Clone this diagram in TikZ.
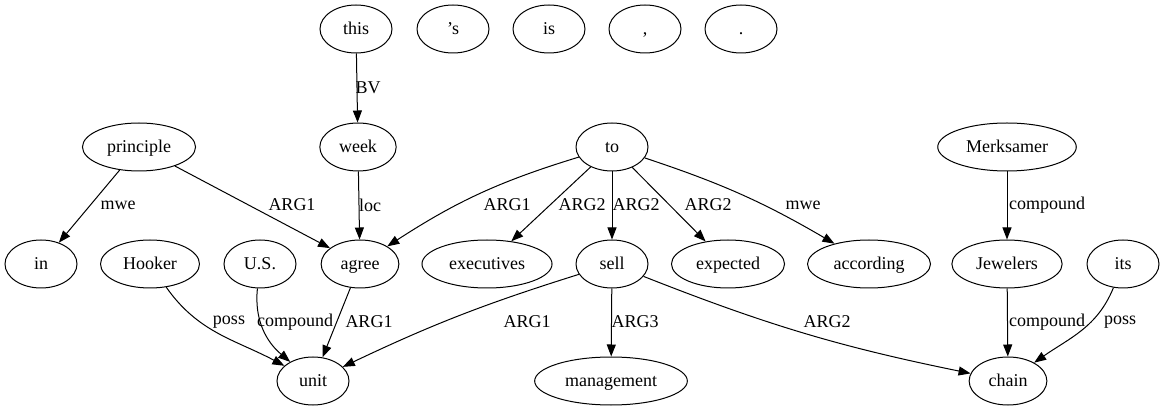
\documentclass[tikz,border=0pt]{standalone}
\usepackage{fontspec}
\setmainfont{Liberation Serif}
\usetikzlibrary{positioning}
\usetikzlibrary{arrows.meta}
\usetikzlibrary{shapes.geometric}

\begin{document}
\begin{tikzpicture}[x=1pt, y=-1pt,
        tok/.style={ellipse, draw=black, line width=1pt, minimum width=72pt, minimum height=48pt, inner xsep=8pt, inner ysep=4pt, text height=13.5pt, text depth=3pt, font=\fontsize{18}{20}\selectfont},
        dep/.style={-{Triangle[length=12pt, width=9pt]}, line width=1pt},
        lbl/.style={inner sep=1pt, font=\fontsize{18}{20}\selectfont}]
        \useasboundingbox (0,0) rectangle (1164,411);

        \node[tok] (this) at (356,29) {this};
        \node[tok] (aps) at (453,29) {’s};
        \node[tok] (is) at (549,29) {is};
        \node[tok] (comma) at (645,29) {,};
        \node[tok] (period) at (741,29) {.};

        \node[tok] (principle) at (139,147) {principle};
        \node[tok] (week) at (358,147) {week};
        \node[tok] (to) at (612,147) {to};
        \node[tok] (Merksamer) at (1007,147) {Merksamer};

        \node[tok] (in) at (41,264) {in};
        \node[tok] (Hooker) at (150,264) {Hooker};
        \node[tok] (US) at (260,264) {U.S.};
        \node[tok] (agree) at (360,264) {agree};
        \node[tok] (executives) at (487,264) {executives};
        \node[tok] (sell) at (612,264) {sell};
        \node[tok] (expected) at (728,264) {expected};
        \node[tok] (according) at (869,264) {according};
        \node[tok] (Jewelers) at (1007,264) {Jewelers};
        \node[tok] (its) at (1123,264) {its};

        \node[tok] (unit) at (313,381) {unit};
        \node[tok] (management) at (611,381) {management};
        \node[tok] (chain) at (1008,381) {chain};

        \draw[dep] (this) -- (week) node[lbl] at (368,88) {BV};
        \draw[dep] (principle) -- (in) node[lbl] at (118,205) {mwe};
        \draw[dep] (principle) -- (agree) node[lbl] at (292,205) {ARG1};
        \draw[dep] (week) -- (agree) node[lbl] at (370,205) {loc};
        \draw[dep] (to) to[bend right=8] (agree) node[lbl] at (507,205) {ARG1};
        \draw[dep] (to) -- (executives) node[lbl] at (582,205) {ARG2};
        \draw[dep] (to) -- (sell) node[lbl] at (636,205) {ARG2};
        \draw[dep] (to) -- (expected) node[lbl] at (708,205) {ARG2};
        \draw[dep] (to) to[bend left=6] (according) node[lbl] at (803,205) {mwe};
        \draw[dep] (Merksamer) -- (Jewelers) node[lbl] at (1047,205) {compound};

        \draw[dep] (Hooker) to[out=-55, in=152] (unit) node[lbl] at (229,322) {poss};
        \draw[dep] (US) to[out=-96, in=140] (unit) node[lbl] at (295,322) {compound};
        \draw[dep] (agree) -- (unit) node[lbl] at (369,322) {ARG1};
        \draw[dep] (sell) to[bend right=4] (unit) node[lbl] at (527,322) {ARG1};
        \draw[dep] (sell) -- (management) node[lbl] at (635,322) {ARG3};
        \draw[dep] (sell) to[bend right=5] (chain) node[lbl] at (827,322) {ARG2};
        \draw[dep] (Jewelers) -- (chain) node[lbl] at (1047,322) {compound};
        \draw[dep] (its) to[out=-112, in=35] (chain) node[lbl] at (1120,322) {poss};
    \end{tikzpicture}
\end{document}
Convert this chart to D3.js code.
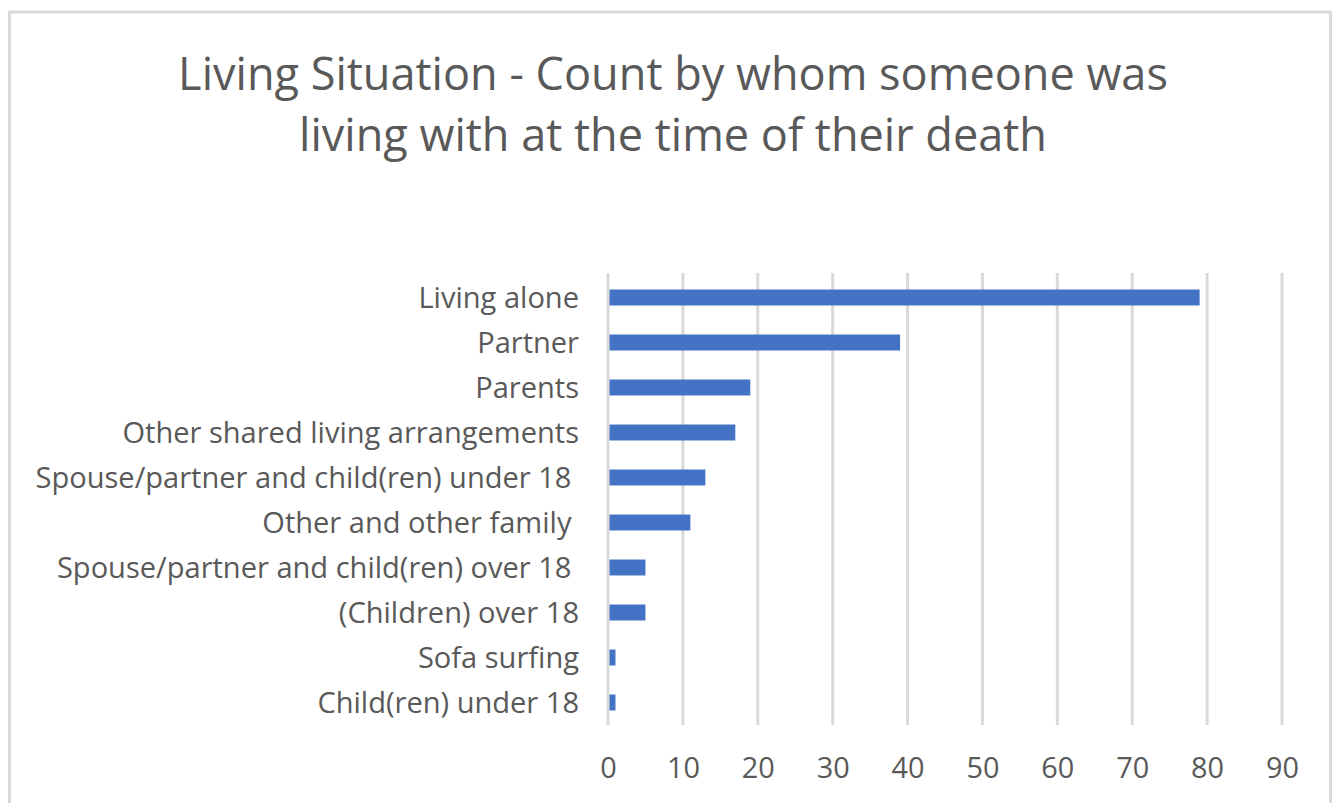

### [SHORT EXERCISE]
Check every line in the material above for the string "this", then give only the number of lines that have it.

### [THE COMPLETED TASK]
4